[nycbug-talk] mapreduce, hadoop, and UNIX
Alex Pilosov
alex at pilosoft.com
Sat Aug 25 11:34:20 EDT 2007
On Sat, 25 Aug 2007, Isaac Levy wrote:
> Afterthought addition,
>
> On Aug 25, 2007, at 10:48 AM, Isaac Levy wrote:
>
> > From kernel to userland to network, I'm dying to find similar works,
> > any help is much appreciated!
>
> E.G.:
>
> Distributed computing implementations:
> - Plan 9?
> - DragonflyBSD Clustering?
We all are hoping today to have clusters similar to what VMS had 25 years
ago - fully transparent non-shared memory clustering aka "single system
image". You don't know, and you don't care which node on the cluster the
job is running on, and jobs can be migrated to and from nodes depending on
the load.
For proper clustering, you need a distributed filesystem, distributed lock
manager, and job distribution engine.
On linux front, closest thing would be MOSIX, which is *almost* that.
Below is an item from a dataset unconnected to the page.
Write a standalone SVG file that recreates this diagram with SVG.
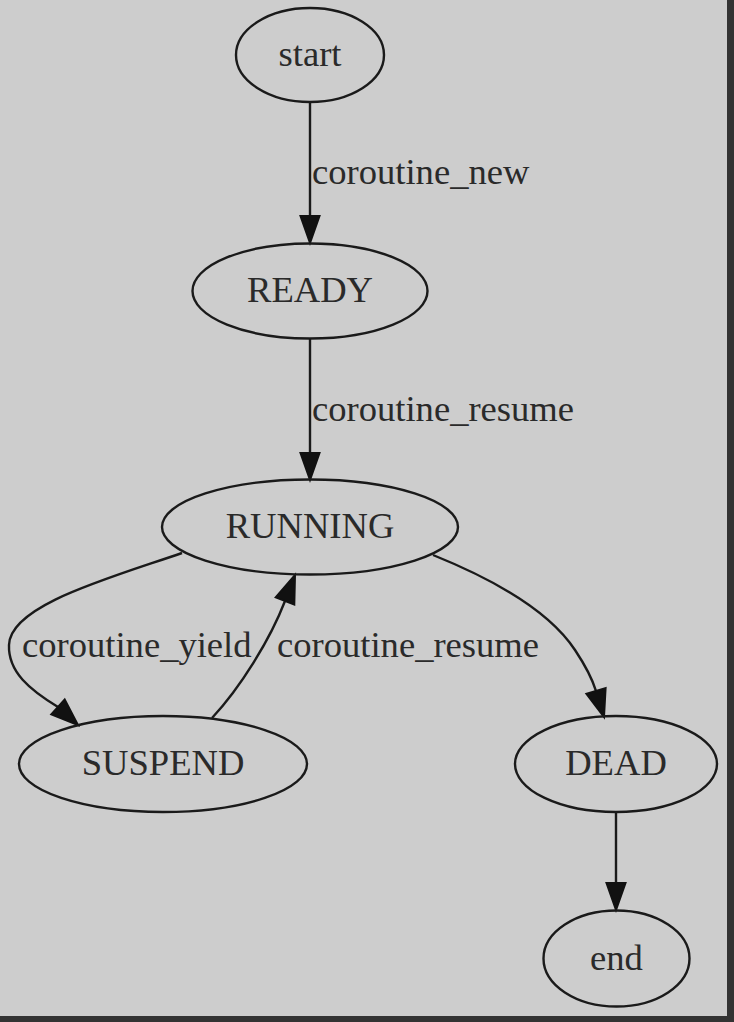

Unfortunately, MOSIX is first and foremost a research project, with
restrictive licensing and fragmented community (see, openmosix). Today,
the project to have properly working clusters is openssi.org - I believe
it is based on openmosix and opengfs.
Clustering is hard, comparing to writing an OS - even Linus can do that
one.
> Data implementations:
> - Sun ZFS?
> - AFS and the like?
> - RH GFS and the like?
If you are talking about proper distributed filesystems, they are few and
far between.
gfs/opengfs
oracle ocfs
intermezzo/lustre
pvfs
veritas dfs
sgi cxfs (distributed xfs)
Distributed filesystems are hard, compared to writing an OS.